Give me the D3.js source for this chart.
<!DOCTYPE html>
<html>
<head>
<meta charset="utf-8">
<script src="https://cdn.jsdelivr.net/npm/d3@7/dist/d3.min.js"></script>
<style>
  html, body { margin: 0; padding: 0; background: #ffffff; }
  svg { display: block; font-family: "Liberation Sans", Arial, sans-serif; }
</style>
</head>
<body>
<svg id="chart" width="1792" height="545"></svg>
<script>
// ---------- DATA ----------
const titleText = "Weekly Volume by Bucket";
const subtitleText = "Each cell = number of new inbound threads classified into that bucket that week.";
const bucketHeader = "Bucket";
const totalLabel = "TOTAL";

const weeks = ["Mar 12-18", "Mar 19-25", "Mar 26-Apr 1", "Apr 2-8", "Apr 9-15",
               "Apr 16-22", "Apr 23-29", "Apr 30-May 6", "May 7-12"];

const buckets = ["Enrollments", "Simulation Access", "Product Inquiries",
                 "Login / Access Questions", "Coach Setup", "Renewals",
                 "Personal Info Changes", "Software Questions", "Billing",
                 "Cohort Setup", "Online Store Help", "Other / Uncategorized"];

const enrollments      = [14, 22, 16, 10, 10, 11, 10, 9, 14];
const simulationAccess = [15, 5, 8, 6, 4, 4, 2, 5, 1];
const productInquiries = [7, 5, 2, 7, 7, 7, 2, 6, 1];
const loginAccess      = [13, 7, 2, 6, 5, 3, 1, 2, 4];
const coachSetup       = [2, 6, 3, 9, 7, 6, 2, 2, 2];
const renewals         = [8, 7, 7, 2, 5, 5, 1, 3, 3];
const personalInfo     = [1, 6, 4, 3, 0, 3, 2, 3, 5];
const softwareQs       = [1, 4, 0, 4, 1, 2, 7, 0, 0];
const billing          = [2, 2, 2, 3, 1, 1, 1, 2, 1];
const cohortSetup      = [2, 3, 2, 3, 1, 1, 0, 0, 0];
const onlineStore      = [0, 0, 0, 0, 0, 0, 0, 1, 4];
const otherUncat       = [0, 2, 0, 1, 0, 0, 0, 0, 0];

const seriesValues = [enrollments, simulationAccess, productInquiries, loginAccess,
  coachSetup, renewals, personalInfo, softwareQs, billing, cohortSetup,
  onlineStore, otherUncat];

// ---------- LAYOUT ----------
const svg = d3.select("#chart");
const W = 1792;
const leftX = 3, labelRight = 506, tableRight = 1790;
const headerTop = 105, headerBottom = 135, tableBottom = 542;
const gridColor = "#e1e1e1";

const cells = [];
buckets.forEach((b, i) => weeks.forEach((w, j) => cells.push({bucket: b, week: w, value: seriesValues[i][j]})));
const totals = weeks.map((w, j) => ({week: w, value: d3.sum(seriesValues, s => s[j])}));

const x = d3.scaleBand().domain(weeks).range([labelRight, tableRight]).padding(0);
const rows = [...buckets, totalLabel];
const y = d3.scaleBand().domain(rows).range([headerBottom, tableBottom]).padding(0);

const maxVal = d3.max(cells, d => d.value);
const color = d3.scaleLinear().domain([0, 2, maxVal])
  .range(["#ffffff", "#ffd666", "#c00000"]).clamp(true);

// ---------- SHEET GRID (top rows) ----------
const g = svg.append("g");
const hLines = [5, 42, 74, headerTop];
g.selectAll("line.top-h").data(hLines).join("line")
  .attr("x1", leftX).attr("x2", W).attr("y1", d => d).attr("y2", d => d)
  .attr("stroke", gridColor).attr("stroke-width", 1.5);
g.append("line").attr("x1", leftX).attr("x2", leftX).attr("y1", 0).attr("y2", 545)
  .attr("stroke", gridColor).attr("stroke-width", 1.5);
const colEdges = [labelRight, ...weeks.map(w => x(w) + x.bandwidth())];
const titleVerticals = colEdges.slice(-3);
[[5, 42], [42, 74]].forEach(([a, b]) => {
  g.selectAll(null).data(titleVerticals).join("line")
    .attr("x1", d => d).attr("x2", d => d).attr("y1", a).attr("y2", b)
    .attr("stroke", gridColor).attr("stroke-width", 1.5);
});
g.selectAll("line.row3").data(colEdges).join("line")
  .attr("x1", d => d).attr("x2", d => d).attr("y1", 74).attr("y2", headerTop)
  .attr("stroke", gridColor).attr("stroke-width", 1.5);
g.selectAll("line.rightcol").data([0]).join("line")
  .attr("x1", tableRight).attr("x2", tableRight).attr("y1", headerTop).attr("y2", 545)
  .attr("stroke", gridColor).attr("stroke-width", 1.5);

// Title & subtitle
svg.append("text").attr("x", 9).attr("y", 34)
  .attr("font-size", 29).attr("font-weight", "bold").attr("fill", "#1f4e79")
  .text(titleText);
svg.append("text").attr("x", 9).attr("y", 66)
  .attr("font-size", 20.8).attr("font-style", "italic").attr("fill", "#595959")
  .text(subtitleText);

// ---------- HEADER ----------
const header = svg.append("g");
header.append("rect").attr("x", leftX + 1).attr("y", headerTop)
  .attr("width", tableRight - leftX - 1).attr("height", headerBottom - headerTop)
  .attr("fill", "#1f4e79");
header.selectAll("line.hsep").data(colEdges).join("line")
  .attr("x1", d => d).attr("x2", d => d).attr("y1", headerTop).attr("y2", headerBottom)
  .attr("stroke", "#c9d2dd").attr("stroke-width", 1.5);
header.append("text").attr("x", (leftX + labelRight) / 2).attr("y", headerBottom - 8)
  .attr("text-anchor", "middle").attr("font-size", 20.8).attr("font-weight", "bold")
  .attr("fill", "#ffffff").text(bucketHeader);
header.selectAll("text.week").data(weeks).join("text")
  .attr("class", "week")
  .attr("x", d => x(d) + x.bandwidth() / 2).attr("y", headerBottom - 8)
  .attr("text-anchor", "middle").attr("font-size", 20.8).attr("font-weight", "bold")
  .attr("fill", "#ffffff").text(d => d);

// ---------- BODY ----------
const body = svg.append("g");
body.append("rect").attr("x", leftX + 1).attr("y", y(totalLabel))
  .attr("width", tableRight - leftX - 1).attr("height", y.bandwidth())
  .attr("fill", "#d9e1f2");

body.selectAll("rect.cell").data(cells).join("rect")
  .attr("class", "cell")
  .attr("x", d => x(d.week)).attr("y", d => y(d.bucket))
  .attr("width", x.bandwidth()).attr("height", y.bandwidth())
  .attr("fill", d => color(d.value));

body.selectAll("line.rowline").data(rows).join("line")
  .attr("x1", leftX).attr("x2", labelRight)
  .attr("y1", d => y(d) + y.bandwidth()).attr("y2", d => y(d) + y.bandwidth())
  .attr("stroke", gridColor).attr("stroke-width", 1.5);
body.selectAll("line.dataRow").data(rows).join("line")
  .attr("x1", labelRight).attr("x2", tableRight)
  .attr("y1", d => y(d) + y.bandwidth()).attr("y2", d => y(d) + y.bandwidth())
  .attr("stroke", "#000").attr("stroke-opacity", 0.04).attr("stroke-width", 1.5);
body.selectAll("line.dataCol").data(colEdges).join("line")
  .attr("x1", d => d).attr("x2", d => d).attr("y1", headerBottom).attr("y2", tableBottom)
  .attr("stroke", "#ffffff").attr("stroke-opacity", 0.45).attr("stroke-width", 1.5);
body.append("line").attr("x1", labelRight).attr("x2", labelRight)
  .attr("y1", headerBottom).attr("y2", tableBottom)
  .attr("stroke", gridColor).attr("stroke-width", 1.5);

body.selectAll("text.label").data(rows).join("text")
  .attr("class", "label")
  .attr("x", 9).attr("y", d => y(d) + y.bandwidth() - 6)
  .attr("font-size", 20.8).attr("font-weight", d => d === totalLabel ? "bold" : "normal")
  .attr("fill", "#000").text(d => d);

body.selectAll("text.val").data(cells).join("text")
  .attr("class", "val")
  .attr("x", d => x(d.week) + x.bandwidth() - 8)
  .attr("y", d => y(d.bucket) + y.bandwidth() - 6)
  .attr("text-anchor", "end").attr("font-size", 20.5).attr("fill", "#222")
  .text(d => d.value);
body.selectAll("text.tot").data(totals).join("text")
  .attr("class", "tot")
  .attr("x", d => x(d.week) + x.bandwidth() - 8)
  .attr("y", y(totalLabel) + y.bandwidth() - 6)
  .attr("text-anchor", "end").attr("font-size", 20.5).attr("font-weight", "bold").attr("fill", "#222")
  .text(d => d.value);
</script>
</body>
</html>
● ● ● ● ●
Short task
Only a number is wanted: how many lines contain the word "chart"?

Result for this exercise
3